Hand History, Game Film, and Living Life Backwards
"Life can only be understood backwards; but it must be lived forwards." - Soren Kierkegaard
That's one of my favorite quotes from anyone. Kierkegaard knew his shit. Professional athletes, thanks to modern technology, are able to videotape their performances and sit down with a coach and critique every detail and decision the athlete made during their competition. That's an amazing way to figure out what you did right, also how to learn from your mistakes and gain a better understanding of your opponents. You can replay your low points over and over until you figure out how to correct them.

In poker, specifically online games at Party Poker, you can request detailed synopsis of every hand you play, or in batches of 100. Numerous poker bloggers load their hand histories into software that crunches the numbers for them and breaks down how they are playing in extremely accurate detail. I like to sift through the computer printout hand histories and my own scribbled notes and figure out my mistakes and how I played against different types of players. I'm attempting to become a winning poker player, and that requires many disciplines... one of which is decisive decision making.

I wish life gave me a printout of my daily hand history... or rather, a detailed report of the decisions I made each day. Before I go to bed each night, I could go over my entire day, moment by moment and see where I made mistakes... if I underestimated a situation and skirted around a touchy decision or I made a costly aggressive decision.
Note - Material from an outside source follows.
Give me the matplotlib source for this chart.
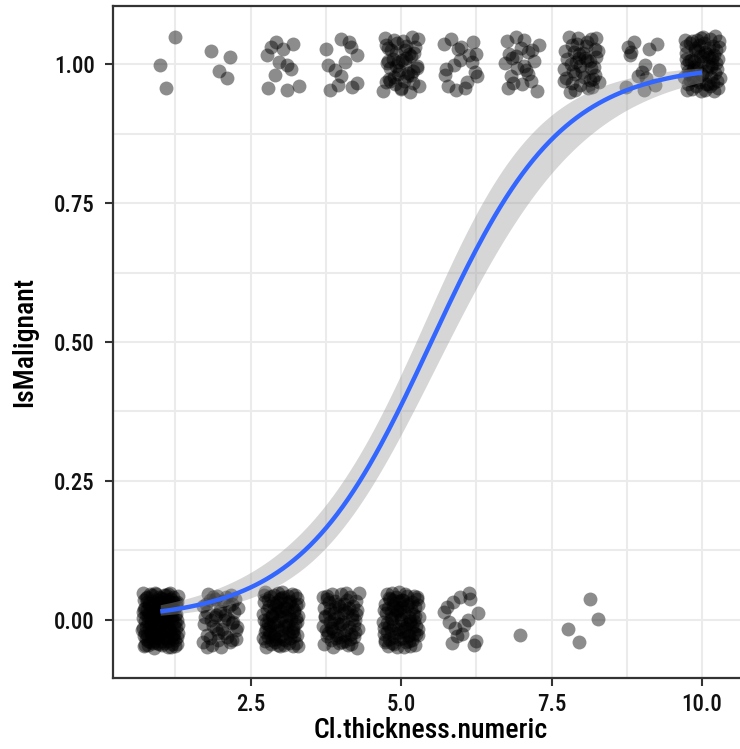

I'm a better poker player today after seeing in black and white, the end results of my decisions every day I play online. Some days the analysis gets me high; I did almost everything right and had a winning day. Other times, I thought I made the right choices... but life (insert fate, luck, Buddha, God, etc.) had a different path set for me and I lost due to circumstances outside my control. And then other days, I see mistake after mistake and poor decision making plaguing me the entire day... and those days are when I lacked focus and hade my head up my ass for whatever reason.

When I worked on Wall Street, I had a knack for noticing cycles and trends in stock prices and picking obscure winners. When I look over my hand history from Party Poker each night, I am able to pin point my strengths and weaknesses... and the next day I have a gameplan ready to roll to take advantage of my strengths and plug the holes in my liabilities.

If I could replay all the errors I made each day in my waking life, I'm sure I could spot trends or bad cycles or finally figure out answers to personal problems that have been plaguing me for decades. Unless you're on a 24 hour reality series, it's hard to figure out a detailed analysis of your everyday decision making. You pretty much have to trust the people in your life, the folks around you everyday, to point out your mistakes and weknesses. And you see how many poor decisions those people make every day... so do you really want to put your blind faith in advice and criticism from people who are barely keeping their own lives together by a single piece of fragile thread?

Humans lie all the time. The more poker I play, the more obvious it becomes for me to pick up on when people are lying to me. Computers won't lie to you. After crunching the numbers in my online poker play for about three months, I realized that I played too many marginal hands and didn't put enough faith behind my stronger hands. I quickly adjusted my play, and had the best month of poker ever in my life this past May. I spotted a trend and made the proper adjustments. I reaped the benefits of my improved play when I cashed out part of my poker bankroll to follow Phish.

Again... if I only had a computer program to crunch the numbers for my waking life, I could be told specifically like ... "You worry about things too much beyond your control. You made too many weak decisions in the late afternoon when it boiled down to jeopardizing what people thought of you, and you punked out like a pussy and let public opinion sway how you continued the rest of your journey for that day."

The blogs helps. So does my own personal non-web based journals. I try to keep a majority of my personal life off of my site to maintain a comfortable aura of privacy. I can look back, like Kierkegaard and read in between my lines to decipher my underlying feelings at the time of each entry. Sure it's easy to live life backwards, but the blog is the closest thing I have to a daily hand history. I don't have any software to tell me what I did wrong, but I have some sort of a blueprint to the frame work of my thinking mind during my waking life. Someday I'm going to figure out some of my mistakes and try to be lesser of a burden on all things in my life.